NDP MPP Jamie West says now is not the time to be closing labs.
“We just went through a pandemic. They were the ones who tested all the COVID samples,” notes West.
“When you’re talking about areas that rely on well water, and people who are in fixed incomes, or people who make minimum wage, or people in precarious work, when they’re not able to have easy access to free testing of their water, they make choices where they don’t have it tested.”
The union representing workers at the centres targeted for closure began raising the alarm bells earlier this year.
J.P. Hornick, president of the Ontario Public Service Union, calls the move short-sighted and dangerous.
“These labs are a vital part of our public health infrastructure. Closing them will undermine our ability to detect and prevent the spread of disease and compromise our response to future health crises. Outbreaks could go unchecked. We could have another Walkerton disaster, or even worse,” says Hornick.
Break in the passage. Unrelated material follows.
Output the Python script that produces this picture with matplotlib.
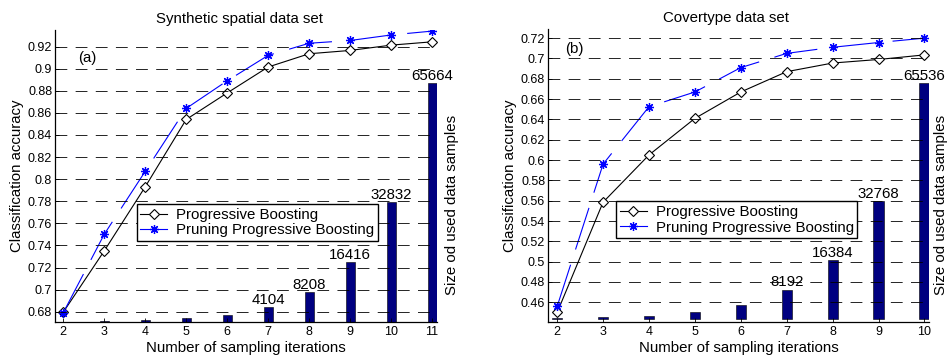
import matplotlib
matplotlib.use('Agg')
import matplotlib.pyplot as plt
from matplotlib.lines import Line2D

plt.rcParams['font.family'] = ['Liberation Sans', 'DejaVu Sans']
plt.rcParams['lines.scale_dashes'] = False

# Panel (a): synthetic spatial data set
iters_a = [2, 3, 4, 5, 6, 7, 8, 9, 10, 11]
pb_a = [0.6795, 0.735, 0.793, 0.854, 0.878, 0.9015, 0.9135, 0.9165, 0.9213, 0.9243]
ppb_a = [0.679, 0.750, 0.807, 0.864, 0.889, 0.912, 0.923, 0.9255, 0.9305, 0.934]
sizes_a = [128, 256, 513, 1026, 2052, 4104, 8208, 16416, 32832, 65664]

# Panel (b): covertype data set
iters_b = [2, 3, 4, 5, 6, 7, 8, 9, 10]
pb_b = [0.450, 0.5585, 0.605, 0.641, 0.667, 0.687, 0.6955, 0.699, 0.7035]
ppb_b = [0.456, 0.596, 0.6525, 0.667, 0.691, 0.705, 0.711, 0.7157, 0.720]
sizes_b = [256, 512, 1024, 2048, 4096, 8192, 16384, 32768, 65536]

navy = '#000080'
blue = '#0000ff'
fs = 10.8


def panel(ax, iters, pb, ppb, sizes, title, tag, tag_xy, ylim, yticks,
          xlim, size_ylim, title_x, leg_anchor, size_label_x):
    axb = ax.twinx()
    ax.set_zorder(axb.get_zorder() + 1)
    ax.patch.set_visible(False)

    # bars with sample sizes (right, hidden scale)
    axb.bar(iters, sizes, width=0.22, color=navy, edgecolor='k', linewidth=0.4)
    for x, v in zip(iters, sizes):
        if x >= 7:
            axb.annotate(str(v), (x, v), xytext=(0, 2.5), textcoords='offset points',
                         ha='center', va='baseline', fontsize=fs)
    axb.set_ylim(*size_ylim)
    axb.set_yticks([])
    for s in axb.spines.values():
        s.set_visible(False)
    axb.set_ylabel('Size od used data samples', fontsize=fs)
    axb.yaxis.set_label_coords(size_label_x, 0.40)

    # accuracy curves
    ax.plot(iters, pb, color='k', lw=0.8, marker='D', ms=5.3,
            mfc='white', mec='k', mew=0.8)
    ax.plot(iters, ppb, color=blue, lw=0.8, ls=(0, (31.5, 11.5)),
            marker=(8, 2, 0), ms=6.5, mec=blue, mew=0.9)

    ax.set_xlim(*xlim)
    ax.set_ylim(*ylim)
    ax.set_xticks(iters)
    ax.set_yticks(yticks)
    ax.set_yticklabels(['%g' % round(t, 2) for t in yticks])
    ax.tick_params(axis='both', direction='in', length=3, width=0.6)
    ax.tick_params(axis='y', labelsize=9, pad=2)
    ax.tick_params(axis='x', labelsize=9, pad=3)
    ax.spines['top'].set_visible(False)
    ax.spines['right'].set_visible(False)
    for s in ['left', 'bottom']:
        ax.spines[s].set_linewidth(0.9)
    ax.yaxis.grid(True, color='k', lw=0.6, ls=(0, (8.5, 6)))
    ax.set_axisbelow(False)

    ax.set_xlabel('Number of sampling iterations', fontsize=fs, labelpad=2)
    ax.set_ylabel('Classification accuracy', fontsize=fs, labelpad=3)
    ax.set_title(title, fontsize=fs, x=title_x, pad=5)
    ax.text(tag_xy[0], tag_xy[1], tag, fontsize=fs, ha='left', va='center')

    handles = [
        Line2D([], [], color='k', lw=0.8, marker='D', ms=5.3, mfc='white', mec='k', mew=0.8),
        Line2D([], [], color=blue, lw=0.8, marker=(8, 2, 0), ms=6.5, mec=blue, mew=0.9),
    ]
    leg = ax.legend(handles, ['Progressive Boosting', 'Pruning Progressive Boosting'],
                    loc='upper left', bbox_to_anchor=leg_anchor, fontsize=fs,
                    fancybox=False, framealpha=1, edgecolor='k',
                    handlelength=1.8, handletextpad=0.6, borderpad=0.25,
                    labelspacing=0.1, borderaxespad=0)
    leg.get_frame().set_linewidth(1.0)


fig = plt.figure(figsize=(9.48, 3.59), dpi=100)
ax1 = fig.add_axes([55 / 948, 37 / 359, 382 / 948, 292 / 359])
ax2 = fig.add_axes([548 / 948, 36.7 / 359, 381 / 948, 293.3 / 359])

panel(ax1, iters_a, pb_a, ppb_a, sizes_a, 'Synthetic spatial data set', '(a)',
      (2.37, 0.9095), (0.6707, 0.935), [0.68 + 0.02 * i for i in range(13)],
      (1.8, 11.12), (0, 80225), 0.4835, (0.214, 0.404), 1.022)
panel(ax2, iters_b, pb_b, ppb_b, sizes_b, 'Covertype data set', '(b)',
      (2.18, 0.709), (0.4403, 0.729), [0.46 + 0.02 * i for i in range(14)],
      (1.8, 10.1), (-830, 80555), 0.467, (0.178, 0.412), 1.013)

fig.savefig('out.png', dpi=100)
The labs collect and process thousands of water samples and medical tests each day.
Hornick says centralizing testing to a few locations will increase travel time and compromise the integrity of samples, putting people and communities at risk.
An audit of Public Health Ontario labs in 2023 by Ontario’s Auditor General found that three of the eleven sites performed tests on only 9 to 20% of the samples received.
The rest was transferred to other sites.
The Auditor noted efforts to make the labs and testing more efficient started in 2017, but no decisions were finalized.